>>

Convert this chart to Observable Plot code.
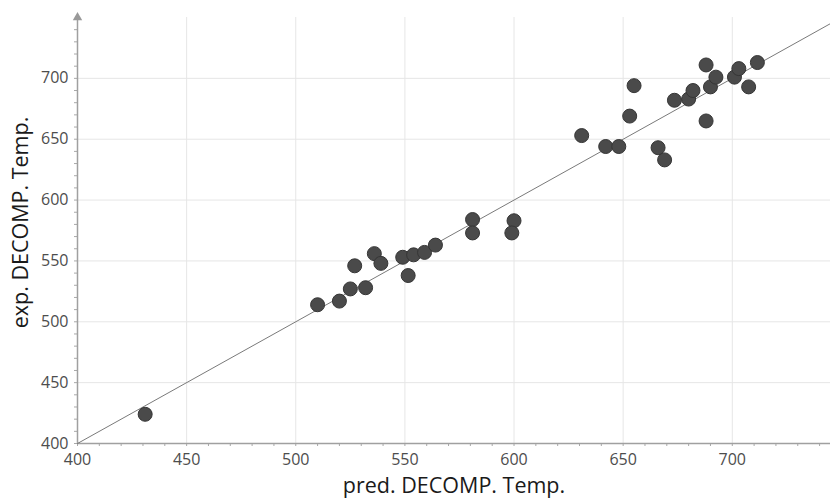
<!DOCTYPE html>
<html>
<head>
<meta charset="utf-8">
<script src="https://cdn.jsdelivr.net/npm/d3@7"></script>
<script src="https://cdn.jsdelivr.net/npm/@observablehq/plot@0.6"></script>
<style>
  html, body { margin: 0; padding: 0; background: #fff; }
  #chart svg { display: block; }
</style>
</head>
<body>
<div id="chart"></div>
<script>
// Data
const predicted = [431, 510, 520, 525, 527, 532, 536, 539, 549, 551.5, 554, 559, 564, 581, 581, 600, 599,
  631, 642, 648, 653, 655, 666, 669, 673.5, 680, 682, 688, 688, 690, 692.5, 701, 703, 707.5, 711.5];
const experimental = [424, 514, 517, 527, 546, 528, 556, 548, 553, 538, 555, 557, 563, 584, 573, 583, 573,
  653, 644, 644, 669, 694, 643, 633, 682, 683, 690, 711, 665, 693, 701, 701, 708, 693, 713];
const majorTicks = [400, 450, 500, 550, 600, 650, 700];
const minorTicks = d3.range(400, 750, 10);
const xDomain = [400, 745];
const yDomain = [400, 750];
const xLabel = "pred. DECOMP. Temp.";
const yLabel = "exp. DECOMP. Temp.";

const points = predicted.map((p, i) => ({pred: p, exp: experimental[i]}));
const diagonal = [xDomain[0], xDomain[1]];
const gridTicks = majorTicks.filter(t => t > 400);

const chart = Plot.plot({
  width: 830,
  height: 499,
  marginLeft: 77,
  marginRight: 0,
  marginTop: 17,
  marginBottom: 56,
  style: {fontFamily: "'Open Sans', sans-serif", background: "#fff"},
  x: {domain: xDomain, axis: null},
  y: {domain: yDomain, axis: null},
  marks: [
    Plot.gridX(gridTicks, {stroke: "#e6e6e6", strokeOpacity: 1}),
    Plot.gridY(gridTicks, {stroke: "#e6e6e6", strokeOpacity: 1}),
    Plot.axisX(minorTicks, {tickSize: 3, text: null, label: null, stroke: "#a8a8a8", tickPadding: 0}),
    Plot.axisY(minorTicks, {tickSize: 3, text: null, label: null, stroke: "#a8a8a8", tickPadding: 0}),
    Plot.axisX(majorTicks, {tickSize: 0, tickPadding: 10, fontSize: 16, fill: "#4d4d4d", label: null}),
    Plot.axisY(majorTicks, {tickSize: 0, tickPadding: 9, fontSize: 16, fill: "#4d4d4d", label: null}),
    Plot.ruleY([yDomain[0]], {stroke: "#a0a0a0", strokeWidth: 1.5}),
    Plot.ruleX([xDomain[0]], {stroke: "#a0a0a0", strokeWidth: 1.5}),
    Plot.dot([yDomain[1]], {x: () => xDomain[0], y: d => d, symbol: "triangle", r: 3.5, fill: "#999", stroke: "none"}),
    Plot.line(diagonal, {x: d => d, y: d => d, stroke: "#7a7a7a", strokeWidth: 1}),
    Plot.dot(points, {x: "pred", y: "exp", r: 7, fill: "#4a4a4a", stroke: "#363636", strokeWidth: 1}),
    Plot.text([xLabel], {frameAnchor: "bottom", textAnchor: "middle", lineAnchor: "middle", text: d => d, dy: 42.5, fontSize: 21.5, fill: "#1a1a1a"}),
    Plot.text([yLabel], {frameAnchor: "left", textAnchor: "middle", lineAnchor: "middle", text: d => d, rotate: -90, dx: -56, dy: -8, fontSize: 21.5, fill: "#1a1a1a"})
  ]
});
document.getElementById("chart").appendChild(chart);
</script>
</body>
</html>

<<

▶ _GOAL_
Quote the data exactly, leaving every image out of the copy.

▶ _EXERCISE ANSWER_
Convert this chart to Observable Plot code.
<!DOCTYPE html>
<html>
<head>
<meta charset="utf-8">
<script src="https://cdn.jsdelivr.net/npm/d3@7"></script>
<script src="https://cdn.jsdelivr.net/npm/@observablehq/plot@0.6"></script>
<style>
  html, body { margin: 0; padding: 0; background: #fff; }
  #chart svg { display: block; }
</style>
</head>
<body>
<div id="chart"></div>
<script>
// Data
const predicted = [431, 510, 520, 525, 527, 532, 536, 539, 549, 551.5, 554, 559, 564, 581, 581, 600, 599,
  631, 642, 648, 653, 655, 666, 669, 673.5, 680, 682, 688, 688, 690, 692.5, 701, 703, 707.5, 711.5];
const experimental = [424, 514, 517, 527, 546, 528, 556, 548, 553, 538, 555, 557, 563, 584, 573, 583, 573,
  653, 644, 644, 669, 694, 643, 633, 682, 683, 690, 711, 665, 693, 701, 701, 708, 693, 713];
const majorTicks = [400, 450, 500, 550, 600, 650, 700];
const minorTicks = d3.range(400, 750, 10);
const xDomain = [400, 745];
const yDomain = [400, 750];
const xLabel = "pred. DECOMP. Temp.";
const yLabel = "exp. DECOMP. Temp.";

const points = predicted.map((p, i) => ({pred: p, exp: experimental[i]}));
const diagonal = [xDomain[0], xDomain[1]];
const gridTicks = majorTicks.filter(t => t > 400);

const chart = Plot.plot({
  width: 830,
  height: 499,
  marginLeft: 77,
  marginRight: 0,
  marginTop: 17,
  marginBottom: 56,
  style: {fontFamily: "'Open Sans', sans-serif", background: "#fff"},
  x: {domain: xDomain, axis: null},
  y: {domain: yDomain, axis: null},
  marks: [
    Plot.gridX(gridTicks, {stroke: "#e6e6e6", strokeOpacity: 1}),
    Plot.gridY(gridTicks, {stroke: "#e6e6e6", strokeOpacity: 1}),
    Plot.axisX(minorTicks, {tickSize: 3, text: null, label: null, stroke: "#a8a8a8", tickPadding: 0}),
    Plot.axisY(minorTicks, {tickSize: 3, text: null, label: null, stroke: "#a8a8a8", tickPadding: 0}),
    Plot.axisX(majorTicks, {tickSize: 0, tickPadding: 10, fontSize: 16, fill: "#4d4d4d", label: null}),
    Plot.axisY(majorTicks, {tickSize: 0, tickPadding: 9, fontSize: 16, fill: "#4d4d4d", label: null}),
    Plot.ruleY([yDomain[0]], {stroke: "#a0a0a0", strokeWidth: 1.5}),
    Plot.ruleX([xDomain[0]], {stroke: "#a0a0a0", strokeWidth: 1.5}),
    Plot.dot([yDomain[1]], {x: () => xDomain[0], y: d => d, symbol: "triangle", r: 3.5, fill: "#999", stroke: "none"}),
    Plot.line(diagonal, {x: d => d, y: d => d, stroke: "#7a7a7a", strokeWidth: 1}),
    Plot.dot(points, {x: "pred", y: "exp", r: 7, fill: "#4a4a4a", stroke: "#363636", strokeWidth: 1}),
    Plot.text([xLabel], {frameAnchor: "bottom", textAnchor: "middle", lineAnchor: "middle", text: d => d, dy: 42.5, fontSize: 21.5, fill: "#1a1a1a"}),
    Plot.text([yLabel], {frameAnchor: "left", textAnchor: "middle", lineAnchor: "middle", text: d => d, rotate: -90, dx: -56, dy: -8, fontSize: 21.5, fill: "#1a1a1a"})
  ]
});
document.getElementById("chart").appendChild(chart);
</script>
</body>
</html>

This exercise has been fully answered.